Review: Frasco Mortiz's THE REUNION
In his episode in Cinco (Five, 2010), Star Cinema's episodic horror that featured body parts in various morbid tales, Frasco Mortiz has a bunch of neophyte fratmen desperately pulling a severed zombie hand from another teenager's crotch in slow motion while a popular pop song about the pleasures of romantic hand-holding plays in the background. In a matter of a minute or so, Mortiz displayed a youthful wit and a playful appreciation of pop culture that was strange and unusual within the world of commercial filmmaking for which he decided to eke out a career from. The scene was more than clever, it was actually oddly inspired. It was a sketch that merged genre conventions, generational humor, ridicule on traditional concepts of institutionalized machismo, to form something genuinely watchable.
The Reunion, Mortiz's first feature length film, makes most of the same wit and pop culture appreciation. In fact, he mostly relies on them. The film is largely composed of jokes and gags strung together by an illogical plot about losers (Enchong Dee, Xian Lim, Enrique Gil, and Kean Cipriano) blaming their unsuccessful high school romances for their present misfortunes. It is entertaining enough, unburdened by any baggage to mean anything other than guiltless and shallow amusement. It is as harmless as morning breeze, light, fleeting, but entirely forgettable.
Perhaps Mortiz overdoes the youth bit, or at least the bit that pertains to that portion of the youth who have spent majority of the years they have lives consuming hyperactive music videos and numbing videogames. The Reunion does not have genre limitations to play around with. Youth is the genre. In diluting the film with rapid images, giddy transitions between scenes, and limitless pop culture references, Mortiz risks being vapid and redundant. The film in fact crosses that thin line between tact and tastelessness so often, it becomes confusing whether the film is nothing more than an overblown joke on the paraded promises of a truly promise-less youth.

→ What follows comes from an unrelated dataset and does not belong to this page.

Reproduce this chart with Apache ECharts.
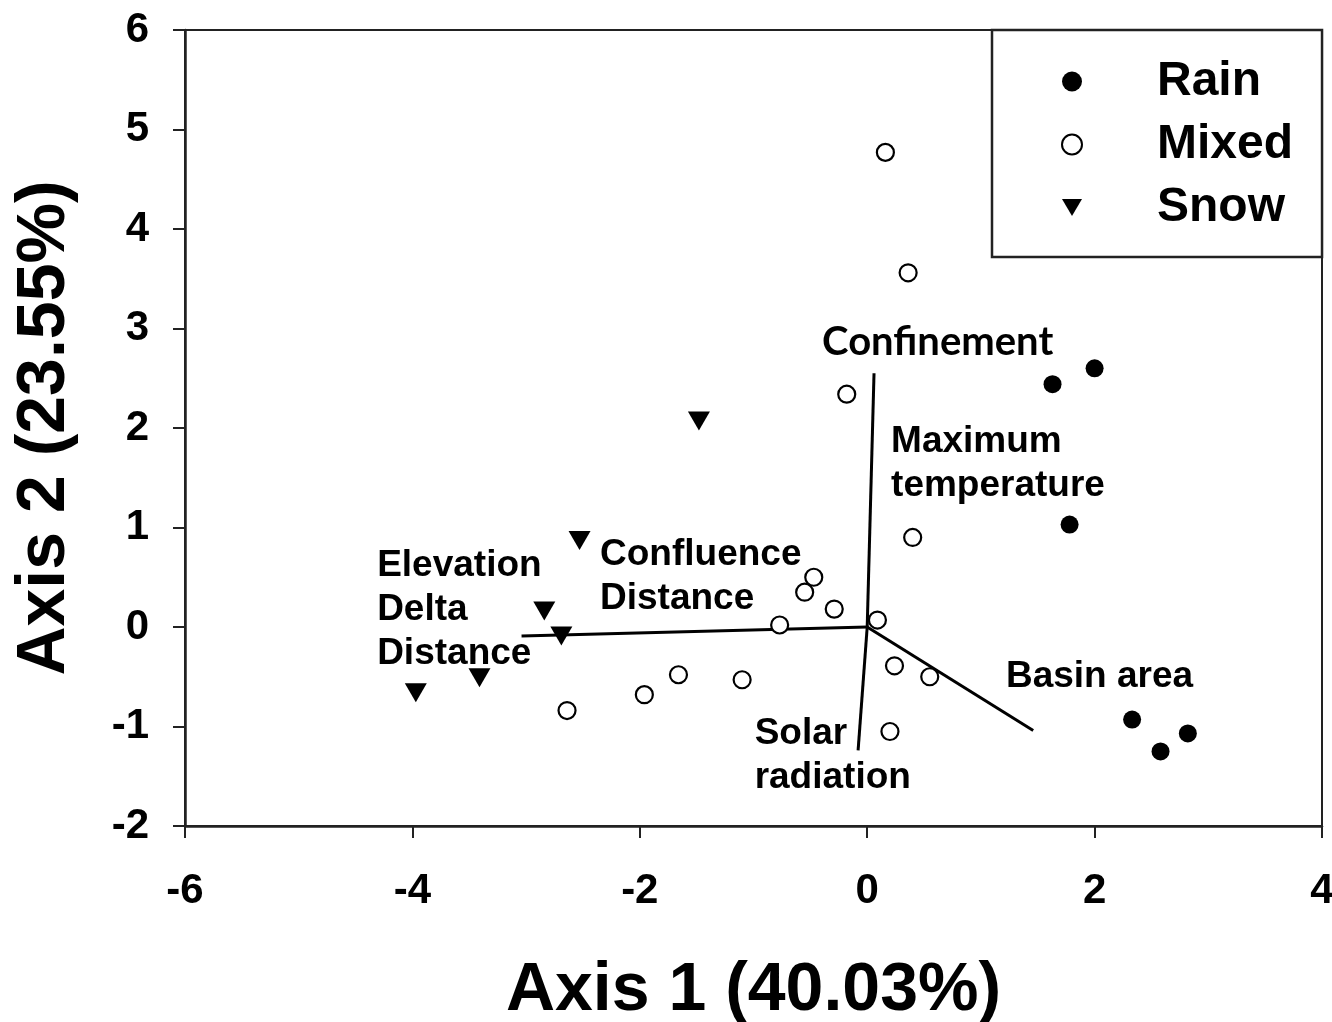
<!DOCTYPE html>
<html><head><meta charset="utf-8">
<script src="https://cdn.jsdelivr.net/npm/echarts@6/dist/echarts.min.js"></script>
<style>html,body{margin:0;padding:0;background:#fff}#c{width:1332px;height:1022px}</style>
</head><body><div id="c"></div>
<script>
// Sample scores (Axis 1, Axis 2)
const rain = [[2.00,2.60],[1.63,2.44],[1.78,1.03],[2.33,-0.93],[2.58,-1.25],[2.82,-1.07]];
const mixed = [[0.16,4.77],[0.36,3.56],[-0.18,2.34],[0.40,0.90],[-0.47,0.50],[-0.55,0.35],[-0.29,0.18],[-0.77,0.02],[0.09,0.07],[0.24,-0.39],[0.55,-0.50],[0.20,-1.05],[-1.66,-0.48],[-1.10,-0.53],[-1.96,-0.68],[-2.64,-0.84]];
const snow = [[-1.48,2.07],[-2.53,0.87],[-2.84,0.16],[-2.69,-0.09],[-3.41,-0.51],[-3.97,-0.66]];
// Biplot vectors (endpoints from origin)
const vectorNames = ['Confinement / Maximum temperature','Elevation Delta Distance / Confluence Distance','Basin area','Solar radiation'];
const vectorEnds = [[0.06,2.55],[-3.04,-0.09],[1.46,-1.04],[-0.08,-1.24]];
// Vector label texts and anchor points (data coords)
const vecLabels = ['Maximum\ntemperature','Confluence\nDistance','Elevation\nDelta\nDistance','Basin area','Solar\nradiation'];
const vecLabelAnchors = [[0.21,1.64],[-2.35,0.50],[-4.31,0.17],[1.22,-0.50],[-0.99,-1.29]];
const confinementLabel = 'Confinement';
const confinementAnchor = [0.62,2.86];
const xTicks = {min:-6,max:4,interval:2};
const yTicks = {min:-2,max:6,interval:1};

const tri = 'path://M0,0L20,0L10,17Z';
const FONT = 'Liberation Sans, Arial';
const chart = echarts.init(document.getElementById('c'));
const lineSeries = vectorEnds.map((e,i)=>({
  type:'line', name:vectorNames[i], data:[[0,0],e], showSymbol:false, symbol:'none',
  lineStyle:{color:'#000',width:3}, z:1, silent:true, legendHoverLink:false
}));
chart.setOption({
  animation:false,
  grid:{left:185,top:30,right:10,bottom:196,show:true,borderColor:'#222',borderWidth:2,
    containLabel:false,outerBoundsMode:'none'},
  legend:{
    data:[{name:'Rain',icon:'circle',itemStyle:{color:'#000'}},
          {name:'Mixed',icon:'circle'},
          {name:'Snow',icon:tri}],
    orient:'vertical', left:992, top:30,
    borderColor:'#222', borderWidth:2.5, padding:[26,29,24,69],
    itemWidth:20, itemHeight:20, itemGap:12,
    textStyle:{fontFamily:FONT,fontWeight:'bold',fontSize:48,color:'#000',lineHeight:51,padding:[0,0,0,70]}
  },
  xAxis:{type:'value',min:xTicks.min,max:xTicks.max,interval:xTicks.interval,
    name:'Axis 1 (40.03%)',nameLocation:'middle',nameGap:131,
    nameTextStyle:{fontFamily:FONT,fontWeight:'bold',fontSize:68,color:'#000'},
    axisLine:{onZero:false,lineStyle:{color:'#222',width:2.5}},
    axisTick:{show:true,inside:false,length:12,lineStyle:{color:'#222',width:2}},
    axisLabel:{margin:44,fontFamily:FONT,fontWeight:'bold',fontSize:42,color:'#000'},
    splitLine:{show:false}},
  yAxis:{type:'value',min:yTicks.min,max:yTicks.max,interval:yTicks.interval,
    name:'Axis 2 (23.55%)',nameLocation:'middle',nameGap:106,nameRotate:90,
    nameTextStyle:{fontFamily:FONT,fontWeight:'bold',fontSize:68,color:'#000'},
    axisLine:{onZero:false,lineStyle:{color:'#222',width:2.5}},
    axisTick:{show:true,inside:false,length:12,lineStyle:{color:'#222',width:2}},
    axisLabel:{margin:36,fontFamily:FONT,fontWeight:'bold',fontSize:42,color:'#000'},
    splitLine:{show:false}},
  series:[
    ...lineSeries,
    {type:'scatter',name:'Rain',data:rain,symbol:'circle',symbolSize:18,itemStyle:{color:'#000',opacity:1},z:3},
    {type:'scatter',name:'Mixed',data:mixed,symbol:'circle',symbolSize:17,itemStyle:{color:'#fff',borderColor:'#000',borderWidth:2.2,opacity:1},z:3},
    {type:'scatter',name:'Snow',data:snow,symbol:tri,symbolSize:[22,19],itemStyle:{color:'#000',opacity:1},z:3},
    {type:'scatter',name:'vlabels',data:vecLabels.map((t,i)=>({value:vecLabelAnchors[i],name:t})),
      symbolSize:0,silent:true,z:4,itemStyle:{opacity:1},
      label:{show:true,position:'right',distance:0,formatter:p=>p.name,
        fontFamily:FONT,fontWeight:'bold',fontSize:37,color:'#000',lineHeight:44,align:'left',verticalAlign:'middle'}},
    {type:'scatter',name:'clabel',data:[{value:confinementAnchor,name:confinementLabel}],
      symbolSize:0,silent:true,z:4,itemStyle:{opacity:1},
      label:{show:true,position:'inside',formatter:p=>p.name,
        fontFamily:'Lato, Open Sans',fontWeight:'bold',fontSize:40,color:'#000'}}
  ]
});
</script></body></html>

As with any film that relies on multiple narratives, the inconsistent quality of the stories becomes a too obvious problem. The Reunion, in tackling the quest of its four losers in winning back their high school loves, exposes its inability to nurture storylines. The bit about wannabe-rocker (Cipriano) who is more than surprised to learn that her former beau has opted to model skimpy bikinis for a living is the weakest of the bunch. The most promising is perhaps the thread on the angst-ridden social climber (Lim) who belatedly finds out that he has a son with his high school sweetheart. The other two stories are largely quick plots that are recycled to frame either funny or syrupy sketches.
It is all forgivable. It fascinates with its pedestrian charms. What it does not need is the tremendous weight of being a tribute to the legendary Eraserheads, whose contribution to the local music transcended social classes and generations. The film's appreciation of the musicality of the beloved band ranges from something as perfunctory as naming characters from the personalities that populated the lyrics of the group's most famous anthems to something as misplaced as stolid accompaniment to the film's many unabashedly cheesy moments.
Mortiz never graduates from the trite popularity and instant pleasures of the melodies. He does not go beyond that, neglecting to explore the depth and the darkness of the sad fate of the sweet girl he once danced the El Bimbo with, to dissect the masked poverty in the seemingly inane lyrics about the want to drive a car that one is unable to afford, to display the warped romanticism of falling deeper in love with a former innocent crush-turned-centerfold model. Simply put, The Reunion barely scraped the surface of what the music is about, what the music means to many who treasure it more for how the songs spoke to them rather than how popular they have become over the years. It is but a paltry tribute.